Gerade kommt ein kleines Eichhörnchen aus ihrer Jackentasche hervor, mal schnuppert es neugierig, mal schubbert es sich an Reichs Wange, mal trinkt es konzentriert die Aufzuchtmilch. Einfach putzig und wer das Kleine sieht, ist versucht, dem flauschigen Wildfang über das zarte, braune Fell zu streicheln, doch dass ist nicht erlaubt. „Es sind immer noch Wildtiere und je weniger sie Kontakt mit Menschen haben, um so leichter fällt ihnen später das Auswildern“, betont Konni. Appropo Auswildern – gerade erst wurden die Tauben Ringel, Luna, Trudi und Crazy, die im letzten Jahr verletzt aufgefunden und von Reich gesund gepflegt wurden, in die Außenvoliere entlassen und können sich schon einmal auf die Freiheit vorbereiten. Noch kurz zuvor war die Voliere das Winterquartier von Hope, einem Igelweibchen. 

 
Die vier Eichhörnchenkinder sind in den wenigen Tagen die sie jetzt bei ihren Pflegeeltern sind, schon deutlich gewachsen. „An guten Tagen nehmen sie bis zu 100 Gramm zu“, freut sich Reich. Das liegt vermutlich an der besonderen Milch die die Kleinen bekommen. Diese wird aus einem Ziegenmilchpulver angerührt, die auch für Hunde- und Katzenwelpen aber eben auch für andere junge Säugetiere wie Igel, Kaninchen, Hasen, Frettchen, (Fleder-) Mäuse, Eichhörnchen und Chinchillas geeignet ist. „Ziegenvollmilch hat für junge Tiere von Natur aus eine bessere Zusammensetzung als Kuhmilch. Sie ist leichter zu verdauen und ist nahezu identisch mit der echten Muttermilch. Von Kuhmilch würden die Baby nur Durchfall bekommen “, weiß die Tierarzthelferin. 


Die vier Eichkatzen kuscheln sich inzwischen in eine Flauschdecke, die zu einem Kogel umfunktioniert wurde, sind schon deutlich aktiver und futtern kleine Nüsschen und Cornflakes. Doch auf die Milch sind sie noch einige Wochen angewiesen. „Wir benötigen mittlerweile fast 1 Kilogramm Aufzuchtsmilchpulver in der Woche, dazu kommen Nahrungsergänzungsmittel, Eichhörnchenfutter, Heu, Nüsse, Einstreu Einwegspritzen und vieles, vieles mehr. Schließlich haben wir nicht nur Eichhörnchen, Hasen und Kaninchen zu versorgen, da ist noch unser Siebenschläfer Robin und unsere ganzen Tauben. Im Laufe des Frühjahrs kommen sicherlich wieder einige Enten, Amseln, Mauersegler, Tauben, Elstern, Krähen und Dohlen und im Herbst dann wieder Fledermäuse, Mäuschen und Igel zu uns“, vermutet Reich.
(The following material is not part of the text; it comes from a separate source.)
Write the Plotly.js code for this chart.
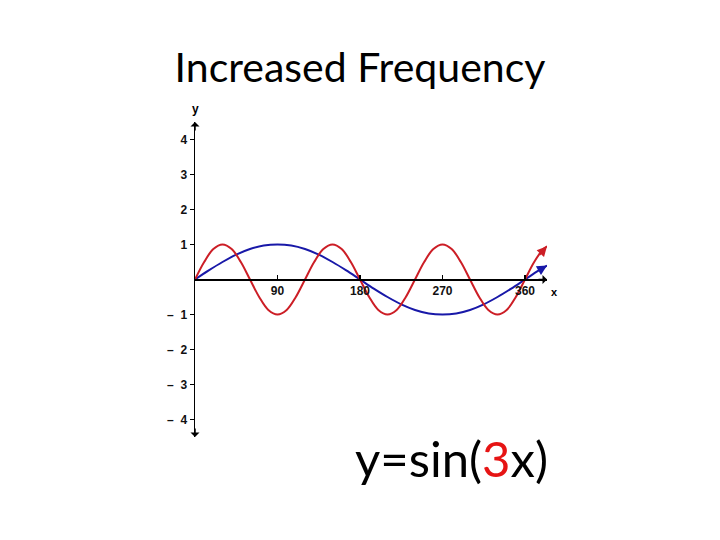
<!DOCTYPE html>
<html>
<head>
<meta charset="utf-8">
<script src="https://cdn.plot.ly/plotly-3.0.1.min.js"></script>
<style>html,body{margin:0;padding:0;background:#fff;}#chart{width:720px;height:540px;}</style>
</head>
<body>
<div id="chart"></div>
<script>
// Red curve y = sin(3x), read at every 10 degrees
const redX = [0,10,20,30,40,50,60,70,80,90,100,110,120,130,140,150,160,170,180,190,200,210,220,230,240,250,260,270,280,290,300,310,320,330,340,350,360,370,380,384];
const redY = [0,0.5,0.87,1,0.87,0.5,0,-0.5,-0.87,-1,-0.87,-0.5,0,0.5,0.87,1,0.87,0.5,0,-0.5,-0.87,-1,-0.87,-0.5,0,0.5,0.87,1,0.87,0.5,0,-0.5,-0.87,-1,-0.87,-0.5,0,0.5,0.87,0.95];
// Blue curve y = sin(x), read at every 15 degrees
const blueX = [0,15,30,45,60,75,90,105,120,135,150,165,180,195,210,225,240,255,270,285,300,315,330,345,360,375,384];
const blueY = [0,0.26,0.5,0.71,0.87,0.97,1,0.97,0.87,0.71,0.5,0.26,0,-0.26,-0.5,-0.71,-0.87,-0.97,-1,-0.97,-0.87,-0.71,-0.5,-0.26,0,0.26,0.4];
const xTickVals = [90,180,270,360];
const xTickText = ['90','180','270','360'];
const yTickVals = [-4,-3,-2,-1,1,2,3,4];
const yTickText = ['\u2013\u00a0\u00a01','\u2013\u00a0\u00a02','\u2013\u00a0\u00a03','\u2013\u00a0\u00a04'].reverse().concat(['1','2','3','4']);

const RED = 'rgb(204,30,38)';
const BLUE = 'rgb(24,24,168)';
const xMax = 384, yLim = 4.5;
const tickFont = {family:'Liberation Sans', size:12, color:'#111', weight:'bold'};

const traces = [
  {x: blueX, y: blueY, mode:'lines', line:{color:BLUE, width:2, shape:'spline'}, hoverinfo:'skip'},
  {x: redX, y: redY, mode:'lines', line:{color:RED, width:2, shape:'spline'}, hoverinfo:'skip'}
];

function endArrow(xs, ys, color, dx, dy) {
  const n = xs.length;
  return {x: xs[n-1], y: ys[n-1], ax: dx, ay: dy, xref:'x', yref:'y',
    showarrow:true, arrowhead:2, arrowsize:1, arrowwidth:2, arrowcolor:color, text:''};
}

const layout = {
  width:720, height:540,
  margin:{l:195, r:173, t:122, b:103},
  paper_bgcolor:'#fff', plot_bgcolor:'rgba(0,0,0,0)',
  showlegend:false,
  xaxis:{range:[0,xMax], anchor:'free', position:0.5, showgrid:false, zeroline:false,
    showline:true, linecolor:'#000', linewidth:2,
    tickvals:xTickVals, ticktext:xTickText, ticks:'inside', ticklen:4, tickwidth:1.5, tickcolor:'#000',
    tickfont:tickFont},
  xaxis2:{range:[0,xMax], overlaying:'x', anchor:'free', position:0.5, showgrid:false, zeroline:false,
    showline:false, tickvals:xTickVals, ticks:'outside', ticklen:4, tickwidth:1.5, tickcolor:'#000', showticklabels:false},
  yaxis:{range:[-yLim,yLim], showgrid:false, zeroline:false, showline:true, linecolor:'#000', linewidth:1.5,
    tickvals:yTickVals, ticktext:yTickText, ticks:'outside', ticklen:4, tickwidth:1.5, tickcolor:'#000',
    tickfont:tickFont},
  yaxis2:{range:[-yLim,yLim], overlaying:'y', side:'left', anchor:'free', position:0, showgrid:false, zeroline:false,
    showline:false, tickvals:yTickVals, ticks:'inside', ticklen:4, tickwidth:1.5, tickcolor:'#000', showticklabels:false},
  title:{text:'Increased Frequency', font:{family:'Lato', size:41, color:'#000'}, x:0.5, xref:'container', xanchor:'center', y:0.874, yref:'container', yanchor:'middle'},
  annotations:[
    endArrow(redX, redY, RED, -9, 10),
    endArrow(blueX, blueY, BLUE, -10, 6),
    {x:xMax, y:0, ax:-10, ay:0, showarrow:true, arrowhead:1, arrowsize:1, arrowwidth:1.5, arrowcolor:'#000', text:''},
    {x:0, y:yLim, ax:0, ay:10, showarrow:true, arrowhead:1, arrowsize:1, arrowwidth:1.5, arrowcolor:'#000', text:''},
    {x:0, y:-yLim, ax:0, ay:-10, showarrow:true, arrowhead:1, arrowsize:1, arrowwidth:1.5, arrowcolor:'#000', text:''},
    {x:xMax, y:0, xref:'x', yref:'y', text:'x', showarrow:false, xanchor:'left', yanchor:'top', xshift:2, yshift:-4, font:{family:'Liberation Sans', size:11, color:'#000', weight:'bold'}},
    {x:0, y:yLim, xref:'x', yref:'y', text:'y', showarrow:false, xanchor:'center', yanchor:'bottom', yshift:4, font:{family:'Liberation Sans', size:12, color:'#000', weight:'bold'}},
    {x:1.008, y:-0.067, xref:'paper', yref:'paper', xanchor:'right', yanchor:'middle', showarrow:false,
      text:'y=sin(<span style="color:rgb(230,20,20)">3</span>x)', font:{family:'Lato', size:49, color:'#000'}}
  ]
};

Plotly.newPlot('chart', traces, layout, {staticPlot:true, displayModeBar:false});
</script>
</body>
</html>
Plötzlich steht ihr Freund Stefan Holzmann in der Tür und sagt: „Du Schaatz,wir haben Nachwuchs.“ Und tatsächlich, in der Zeit in der Reich gerade das Interview gibt, wurde an der Tür das nächste Findelkind abgegeben – ein weiteres Wildkaninchen. Nachdem Konni Reich das Tierchen eingehend begutachtet und nach Flöhen durchsucht hat, kommt es zu den anderen Wildkaninchen, die es gleich in ihre Patchworkfamilie aufnehmen.
Unterstützung hat Reich übrigens nicht nur von ihrem Freund und ihren Eltern (in deren Garten sich die Außenvoliere befindet). Auch ihre Chefin, Tierärztin Carolin Specker, hilft den Tieren und steht Konni bei allen Fragen zur Seite. Sie hat noch nicht einmal etwas dagegen, wenn Konni eines ihrer Findelkinder mit zur Arbeit nimmt, um dieses zwischenzeitlich versorgen zu können. „Einen besseren Chef kann man nicht finden“, ist sich die Rheinenserin sicher. 
 
Die „Wildtierrettung Rheine und Umgebung“ ist als Pflegestelle beim Tierschutzverein Rheine, Eichhörnchen Notruf, beim NABU und auch bei der Mauerseglerklinik Frankfurt gelistet, bekommt aber nur wenig finanzielle Unterstützung. „Deshalb sind wir bei unseren Wildtier überwiegend auf Spenden angewiesen, alleine ist diese Anzahl von bis zu 100 Tieren pro Jahr fast nicht zu bewältigen“, sagt Reich. Aus diesem Grund hat die junge Frau bei Amazon eine Wunschliste unter „Konni Reich“ erstellt, über die sich Eichhörnchen, Kaninchen und Co freuen würden, damit sie einen besseren Start ins Leben bekommen. Auch über Spenden von Babymützen und ausgedienten Handtüchern, freuen sich nicht nur Reich und ihr Freund, sondern auch ihre kleinen Findelkinder.